Instructions for the task -
Quote precisely the run of lines opening with the line containing "Write a web page that recreates this chart with Observable" and closing with the line containing "0.8, 0.9, 1.0];", and nothing else.

Material for this exercise -
/---

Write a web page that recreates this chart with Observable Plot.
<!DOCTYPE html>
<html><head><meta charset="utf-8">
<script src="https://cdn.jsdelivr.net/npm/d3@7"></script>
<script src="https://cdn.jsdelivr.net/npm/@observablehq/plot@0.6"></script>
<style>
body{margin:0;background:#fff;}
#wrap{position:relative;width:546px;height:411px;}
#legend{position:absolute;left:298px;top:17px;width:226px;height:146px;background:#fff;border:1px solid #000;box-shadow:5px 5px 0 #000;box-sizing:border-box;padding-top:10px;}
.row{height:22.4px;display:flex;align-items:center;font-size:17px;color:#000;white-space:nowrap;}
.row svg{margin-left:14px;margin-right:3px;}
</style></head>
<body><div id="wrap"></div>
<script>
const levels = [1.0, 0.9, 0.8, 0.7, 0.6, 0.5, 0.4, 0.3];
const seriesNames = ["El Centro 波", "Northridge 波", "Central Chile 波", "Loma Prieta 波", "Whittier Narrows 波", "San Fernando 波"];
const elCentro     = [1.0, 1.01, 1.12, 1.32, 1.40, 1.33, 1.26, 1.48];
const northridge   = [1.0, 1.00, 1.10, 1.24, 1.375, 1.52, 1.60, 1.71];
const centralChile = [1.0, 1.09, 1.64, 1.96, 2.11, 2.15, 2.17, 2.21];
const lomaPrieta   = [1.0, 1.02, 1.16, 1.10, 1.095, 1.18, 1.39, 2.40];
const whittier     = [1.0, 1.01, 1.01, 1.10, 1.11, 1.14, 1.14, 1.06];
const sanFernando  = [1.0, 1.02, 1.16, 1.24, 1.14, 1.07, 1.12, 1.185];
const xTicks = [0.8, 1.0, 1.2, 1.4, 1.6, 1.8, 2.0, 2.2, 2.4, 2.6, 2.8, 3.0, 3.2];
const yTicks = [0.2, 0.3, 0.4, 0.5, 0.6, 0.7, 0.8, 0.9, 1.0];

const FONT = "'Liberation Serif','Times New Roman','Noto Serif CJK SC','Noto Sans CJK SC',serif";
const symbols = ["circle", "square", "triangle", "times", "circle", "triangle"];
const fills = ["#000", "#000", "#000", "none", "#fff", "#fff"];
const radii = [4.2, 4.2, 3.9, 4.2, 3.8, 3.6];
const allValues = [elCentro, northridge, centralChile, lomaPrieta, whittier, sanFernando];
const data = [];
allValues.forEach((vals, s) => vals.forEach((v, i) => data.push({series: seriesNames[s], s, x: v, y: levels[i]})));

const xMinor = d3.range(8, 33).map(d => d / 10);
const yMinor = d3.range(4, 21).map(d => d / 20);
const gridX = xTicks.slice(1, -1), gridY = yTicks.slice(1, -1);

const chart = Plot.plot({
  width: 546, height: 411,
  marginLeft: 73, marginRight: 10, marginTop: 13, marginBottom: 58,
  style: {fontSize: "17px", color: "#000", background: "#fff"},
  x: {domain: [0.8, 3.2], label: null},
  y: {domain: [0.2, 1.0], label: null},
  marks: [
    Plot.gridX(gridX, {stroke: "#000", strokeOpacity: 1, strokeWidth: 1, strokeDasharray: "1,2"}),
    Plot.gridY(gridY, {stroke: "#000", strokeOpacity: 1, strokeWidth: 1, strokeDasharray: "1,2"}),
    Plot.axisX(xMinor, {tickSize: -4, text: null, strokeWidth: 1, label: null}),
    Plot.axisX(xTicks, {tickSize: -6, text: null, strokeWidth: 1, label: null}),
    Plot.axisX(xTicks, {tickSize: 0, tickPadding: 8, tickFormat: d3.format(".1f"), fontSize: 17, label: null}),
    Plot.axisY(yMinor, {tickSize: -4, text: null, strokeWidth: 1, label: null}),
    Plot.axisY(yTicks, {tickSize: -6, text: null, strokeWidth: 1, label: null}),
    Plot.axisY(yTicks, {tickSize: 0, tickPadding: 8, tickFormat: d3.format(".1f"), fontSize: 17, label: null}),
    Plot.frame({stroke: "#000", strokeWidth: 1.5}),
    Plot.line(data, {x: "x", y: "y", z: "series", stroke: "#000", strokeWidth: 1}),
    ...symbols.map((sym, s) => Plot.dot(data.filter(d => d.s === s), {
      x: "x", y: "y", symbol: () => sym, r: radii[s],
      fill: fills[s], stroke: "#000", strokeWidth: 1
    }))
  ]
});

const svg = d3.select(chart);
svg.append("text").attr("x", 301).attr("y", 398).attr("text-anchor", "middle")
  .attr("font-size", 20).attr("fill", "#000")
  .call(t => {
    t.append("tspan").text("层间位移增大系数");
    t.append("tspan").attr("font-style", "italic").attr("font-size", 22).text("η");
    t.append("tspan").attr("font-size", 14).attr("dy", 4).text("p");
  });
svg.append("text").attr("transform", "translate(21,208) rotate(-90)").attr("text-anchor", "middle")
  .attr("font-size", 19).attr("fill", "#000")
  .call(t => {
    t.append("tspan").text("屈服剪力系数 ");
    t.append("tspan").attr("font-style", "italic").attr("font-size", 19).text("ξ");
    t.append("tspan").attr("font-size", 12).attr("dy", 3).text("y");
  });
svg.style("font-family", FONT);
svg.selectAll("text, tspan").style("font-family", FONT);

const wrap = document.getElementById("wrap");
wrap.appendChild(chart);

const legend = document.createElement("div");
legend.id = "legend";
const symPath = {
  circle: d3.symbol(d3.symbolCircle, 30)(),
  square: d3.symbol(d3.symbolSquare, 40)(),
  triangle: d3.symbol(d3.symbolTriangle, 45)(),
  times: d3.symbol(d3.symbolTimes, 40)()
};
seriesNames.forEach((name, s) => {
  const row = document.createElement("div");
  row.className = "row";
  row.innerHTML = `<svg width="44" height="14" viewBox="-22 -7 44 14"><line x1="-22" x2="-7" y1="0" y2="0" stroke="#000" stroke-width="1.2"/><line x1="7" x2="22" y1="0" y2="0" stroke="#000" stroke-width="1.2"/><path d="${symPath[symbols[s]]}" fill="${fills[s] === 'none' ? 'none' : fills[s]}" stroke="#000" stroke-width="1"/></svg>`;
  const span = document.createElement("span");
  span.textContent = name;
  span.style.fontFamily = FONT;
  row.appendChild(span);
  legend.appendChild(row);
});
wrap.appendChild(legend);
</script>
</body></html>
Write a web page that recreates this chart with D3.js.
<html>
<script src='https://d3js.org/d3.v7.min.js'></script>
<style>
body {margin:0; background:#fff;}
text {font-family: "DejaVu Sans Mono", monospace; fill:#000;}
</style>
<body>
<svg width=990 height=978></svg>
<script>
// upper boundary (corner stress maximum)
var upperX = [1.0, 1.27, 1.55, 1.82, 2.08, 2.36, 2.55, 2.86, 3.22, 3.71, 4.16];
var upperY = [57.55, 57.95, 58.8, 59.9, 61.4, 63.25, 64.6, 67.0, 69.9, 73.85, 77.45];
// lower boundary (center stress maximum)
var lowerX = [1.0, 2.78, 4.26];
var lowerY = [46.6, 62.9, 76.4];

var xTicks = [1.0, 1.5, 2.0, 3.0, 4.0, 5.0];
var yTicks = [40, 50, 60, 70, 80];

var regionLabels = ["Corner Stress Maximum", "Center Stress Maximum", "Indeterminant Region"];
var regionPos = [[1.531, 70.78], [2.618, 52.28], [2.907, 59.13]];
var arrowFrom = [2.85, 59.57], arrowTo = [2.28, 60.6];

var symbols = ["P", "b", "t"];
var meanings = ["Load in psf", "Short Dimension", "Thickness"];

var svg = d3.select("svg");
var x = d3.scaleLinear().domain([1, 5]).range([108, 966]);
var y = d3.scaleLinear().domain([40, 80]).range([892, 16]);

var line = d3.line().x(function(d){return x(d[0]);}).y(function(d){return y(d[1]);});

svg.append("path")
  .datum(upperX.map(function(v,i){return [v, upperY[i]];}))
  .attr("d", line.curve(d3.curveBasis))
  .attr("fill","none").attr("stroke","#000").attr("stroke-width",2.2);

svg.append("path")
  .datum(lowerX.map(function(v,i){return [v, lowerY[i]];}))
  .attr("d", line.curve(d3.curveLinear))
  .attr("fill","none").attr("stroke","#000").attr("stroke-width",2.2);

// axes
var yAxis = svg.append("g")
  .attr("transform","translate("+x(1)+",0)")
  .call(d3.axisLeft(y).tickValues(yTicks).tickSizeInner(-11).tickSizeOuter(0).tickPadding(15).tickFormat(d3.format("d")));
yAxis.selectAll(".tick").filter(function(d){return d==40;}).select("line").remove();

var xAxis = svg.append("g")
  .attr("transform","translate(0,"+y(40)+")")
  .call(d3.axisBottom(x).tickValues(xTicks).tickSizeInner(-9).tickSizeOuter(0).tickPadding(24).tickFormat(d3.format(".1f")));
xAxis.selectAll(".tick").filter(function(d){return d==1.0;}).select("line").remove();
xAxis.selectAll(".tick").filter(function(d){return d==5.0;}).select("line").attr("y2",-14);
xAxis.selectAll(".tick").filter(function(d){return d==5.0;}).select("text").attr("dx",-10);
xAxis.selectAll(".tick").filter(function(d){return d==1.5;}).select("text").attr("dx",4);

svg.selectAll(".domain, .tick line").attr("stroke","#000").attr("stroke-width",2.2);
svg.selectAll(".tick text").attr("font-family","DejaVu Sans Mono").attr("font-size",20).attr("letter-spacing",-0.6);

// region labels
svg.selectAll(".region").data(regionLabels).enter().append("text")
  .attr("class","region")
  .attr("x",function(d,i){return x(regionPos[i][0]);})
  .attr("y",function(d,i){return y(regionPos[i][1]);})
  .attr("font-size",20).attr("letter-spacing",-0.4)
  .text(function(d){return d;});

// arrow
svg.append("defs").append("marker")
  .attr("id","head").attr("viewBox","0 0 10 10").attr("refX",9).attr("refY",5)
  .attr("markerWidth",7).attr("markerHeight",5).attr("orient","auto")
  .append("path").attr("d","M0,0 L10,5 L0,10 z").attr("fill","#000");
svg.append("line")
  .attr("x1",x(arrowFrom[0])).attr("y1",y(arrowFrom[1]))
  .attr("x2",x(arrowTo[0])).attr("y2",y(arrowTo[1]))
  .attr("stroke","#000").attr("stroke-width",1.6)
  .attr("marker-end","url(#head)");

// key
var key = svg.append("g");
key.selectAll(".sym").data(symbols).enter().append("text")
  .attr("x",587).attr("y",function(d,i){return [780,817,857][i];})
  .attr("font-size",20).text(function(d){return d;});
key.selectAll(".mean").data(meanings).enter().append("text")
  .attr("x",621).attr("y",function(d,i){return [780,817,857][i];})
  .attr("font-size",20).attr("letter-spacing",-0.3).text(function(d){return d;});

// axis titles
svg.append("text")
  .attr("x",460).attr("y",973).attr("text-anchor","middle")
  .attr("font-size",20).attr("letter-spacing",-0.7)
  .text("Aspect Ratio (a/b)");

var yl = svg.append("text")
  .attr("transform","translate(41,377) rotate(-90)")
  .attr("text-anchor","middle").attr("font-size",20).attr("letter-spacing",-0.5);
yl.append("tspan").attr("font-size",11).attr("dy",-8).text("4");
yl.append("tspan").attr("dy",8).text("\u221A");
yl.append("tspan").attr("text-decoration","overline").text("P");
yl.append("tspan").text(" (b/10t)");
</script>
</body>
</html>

\---
/---

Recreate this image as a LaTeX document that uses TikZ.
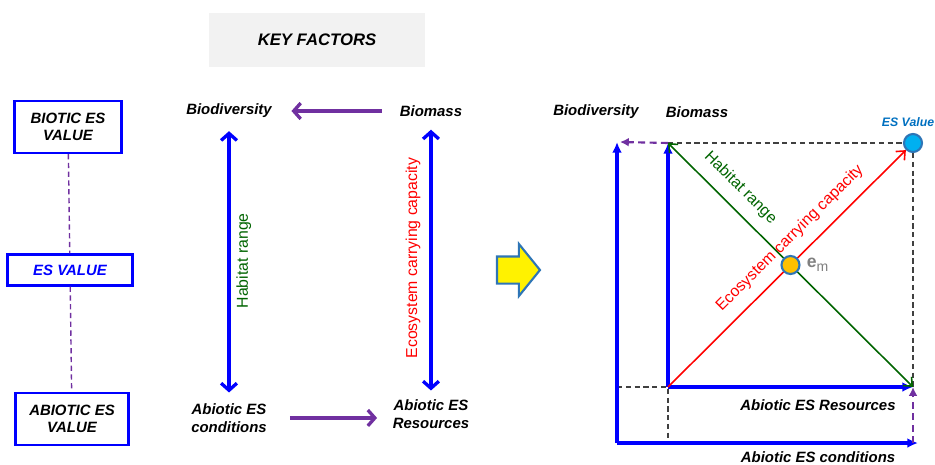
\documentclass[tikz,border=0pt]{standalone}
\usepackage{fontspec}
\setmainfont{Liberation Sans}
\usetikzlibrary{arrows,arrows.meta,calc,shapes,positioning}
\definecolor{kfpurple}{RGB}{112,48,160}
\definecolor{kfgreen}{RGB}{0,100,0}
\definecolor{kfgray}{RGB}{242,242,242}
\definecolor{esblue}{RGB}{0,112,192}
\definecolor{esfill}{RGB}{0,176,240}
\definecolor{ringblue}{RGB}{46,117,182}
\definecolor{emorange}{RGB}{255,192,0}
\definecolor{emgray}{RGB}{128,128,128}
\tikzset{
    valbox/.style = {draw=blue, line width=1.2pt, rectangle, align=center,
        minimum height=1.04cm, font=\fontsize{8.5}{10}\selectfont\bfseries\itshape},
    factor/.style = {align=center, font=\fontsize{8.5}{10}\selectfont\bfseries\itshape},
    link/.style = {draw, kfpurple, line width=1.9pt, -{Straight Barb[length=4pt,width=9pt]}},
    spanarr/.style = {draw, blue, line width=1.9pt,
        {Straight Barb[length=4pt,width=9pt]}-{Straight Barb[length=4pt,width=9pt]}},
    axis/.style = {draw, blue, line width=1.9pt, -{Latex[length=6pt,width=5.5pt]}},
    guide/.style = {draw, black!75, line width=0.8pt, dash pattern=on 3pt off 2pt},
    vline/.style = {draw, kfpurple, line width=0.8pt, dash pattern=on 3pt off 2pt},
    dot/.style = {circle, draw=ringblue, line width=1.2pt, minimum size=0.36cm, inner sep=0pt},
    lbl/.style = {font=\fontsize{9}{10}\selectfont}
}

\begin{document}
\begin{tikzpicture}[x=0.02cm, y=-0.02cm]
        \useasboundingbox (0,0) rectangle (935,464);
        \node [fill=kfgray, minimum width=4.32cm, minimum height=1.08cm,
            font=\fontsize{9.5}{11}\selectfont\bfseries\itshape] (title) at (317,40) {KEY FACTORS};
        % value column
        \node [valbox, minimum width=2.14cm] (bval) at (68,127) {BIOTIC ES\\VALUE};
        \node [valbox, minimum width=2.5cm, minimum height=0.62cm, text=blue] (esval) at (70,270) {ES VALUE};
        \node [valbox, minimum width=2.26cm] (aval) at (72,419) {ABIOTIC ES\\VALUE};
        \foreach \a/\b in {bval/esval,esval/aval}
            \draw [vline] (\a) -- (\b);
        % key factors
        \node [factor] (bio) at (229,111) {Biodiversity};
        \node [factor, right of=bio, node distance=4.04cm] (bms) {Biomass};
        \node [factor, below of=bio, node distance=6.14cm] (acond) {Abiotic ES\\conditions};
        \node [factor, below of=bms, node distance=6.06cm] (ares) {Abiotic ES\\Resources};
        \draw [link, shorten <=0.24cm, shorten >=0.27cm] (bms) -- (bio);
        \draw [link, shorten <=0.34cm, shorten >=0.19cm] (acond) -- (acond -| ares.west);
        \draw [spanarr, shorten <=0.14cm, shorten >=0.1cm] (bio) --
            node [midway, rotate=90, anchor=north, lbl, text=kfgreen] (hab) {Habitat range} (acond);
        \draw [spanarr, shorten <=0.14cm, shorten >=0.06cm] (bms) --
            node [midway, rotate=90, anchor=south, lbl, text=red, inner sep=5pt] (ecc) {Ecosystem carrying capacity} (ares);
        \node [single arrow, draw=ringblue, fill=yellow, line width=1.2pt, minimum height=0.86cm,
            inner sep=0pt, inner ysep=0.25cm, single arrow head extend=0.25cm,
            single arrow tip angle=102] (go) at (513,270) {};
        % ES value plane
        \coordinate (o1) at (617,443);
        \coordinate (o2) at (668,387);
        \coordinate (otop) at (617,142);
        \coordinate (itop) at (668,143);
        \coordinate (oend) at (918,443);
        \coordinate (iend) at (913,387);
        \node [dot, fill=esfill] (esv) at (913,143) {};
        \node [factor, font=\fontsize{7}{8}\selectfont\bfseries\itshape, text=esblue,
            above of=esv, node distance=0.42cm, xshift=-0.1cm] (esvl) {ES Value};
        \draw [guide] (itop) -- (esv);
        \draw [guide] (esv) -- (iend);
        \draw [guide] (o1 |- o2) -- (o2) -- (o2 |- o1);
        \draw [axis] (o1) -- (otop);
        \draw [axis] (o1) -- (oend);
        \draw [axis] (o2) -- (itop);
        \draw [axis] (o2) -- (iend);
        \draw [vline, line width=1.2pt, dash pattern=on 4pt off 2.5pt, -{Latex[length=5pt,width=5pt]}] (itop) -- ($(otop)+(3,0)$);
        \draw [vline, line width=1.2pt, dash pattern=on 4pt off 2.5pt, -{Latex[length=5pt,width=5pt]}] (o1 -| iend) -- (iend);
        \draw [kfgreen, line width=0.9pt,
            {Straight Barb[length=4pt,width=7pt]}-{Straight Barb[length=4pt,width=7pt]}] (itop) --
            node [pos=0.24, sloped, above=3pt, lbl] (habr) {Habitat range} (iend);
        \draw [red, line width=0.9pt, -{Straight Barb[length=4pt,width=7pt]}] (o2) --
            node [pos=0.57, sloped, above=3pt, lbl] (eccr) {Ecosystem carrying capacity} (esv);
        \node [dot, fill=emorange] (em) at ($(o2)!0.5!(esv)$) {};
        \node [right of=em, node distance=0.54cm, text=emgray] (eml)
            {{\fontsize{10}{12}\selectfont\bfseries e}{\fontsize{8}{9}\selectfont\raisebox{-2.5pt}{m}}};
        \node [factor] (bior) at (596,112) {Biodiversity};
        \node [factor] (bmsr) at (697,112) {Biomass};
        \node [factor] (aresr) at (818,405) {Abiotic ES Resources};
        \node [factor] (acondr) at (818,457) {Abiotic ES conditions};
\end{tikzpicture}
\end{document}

\---
/---

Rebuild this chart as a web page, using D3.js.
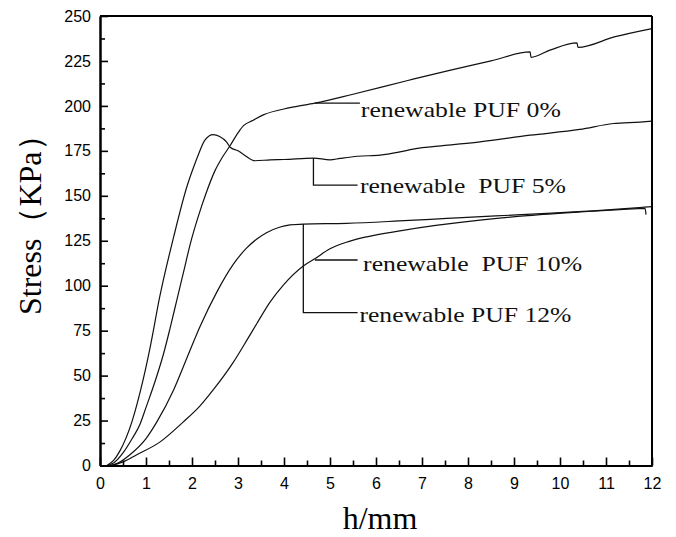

\---

Exercise output -
Write a web page that recreates this chart with Observable Plot.
<!DOCTYPE html>
<html><head><meta charset="utf-8">
<script src="https://cdn.jsdelivr.net/npm/d3@7"></script>
<script src="https://cdn.jsdelivr.net/npm/@observablehq/plot@0.6"></script>
<style>
body{margin:0;background:#fff;}
#wrap{position:relative;width:546px;height:411px;}
#legend{position:absolute;left:298px;top:17px;width:226px;height:146px;background:#fff;border:1px solid #000;box-shadow:5px 5px 0 #000;box-sizing:border-box;padding-top:10px;}
.row{height:22.4px;display:flex;align-items:center;font-size:17px;color:#000;white-space:nowrap;}
.row svg{margin-left:14px;margin-right:3px;}
</style></head>
<body><div id="wrap"></div>
<script>
const levels = [1.0, 0.9, 0.8, 0.7, 0.6, 0.5, 0.4, 0.3];
const seriesNames = ["El Centro 波", "Northridge 波", "Central Chile 波", "Loma Prieta 波", "Whittier Narrows 波", "San Fernando 波"];
const elCentro     = [1.0, 1.01, 1.12, 1.32, 1.40, 1.33, 1.26, 1.48];
const northridge   = [1.0, 1.00, 1.10, 1.24, 1.375, 1.52, 1.60, 1.71];
const centralChile = [1.0, 1.09, 1.64, 1.96, 2.11, 2.15, 2.17, 2.21];
const lomaPrieta   = [1.0, 1.02, 1.16, 1.10, 1.095, 1.18, 1.39, 2.40];
const whittier     = [1.0, 1.01, 1.01, 1.10, 1.11, 1.14, 1.14, 1.06];
const sanFernando  = [1.0, 1.02, 1.16, 1.24, 1.14, 1.07, 1.12, 1.185];
const xTicks = [0.8, 1.0, 1.2, 1.4, 1.6, 1.8, 2.0, 2.2, 2.4, 2.6, 2.8, 3.0, 3.2];
const yTicks = [0.2, 0.3, 0.4, 0.5, 0.6, 0.7, 0.8, 0.9, 1.0];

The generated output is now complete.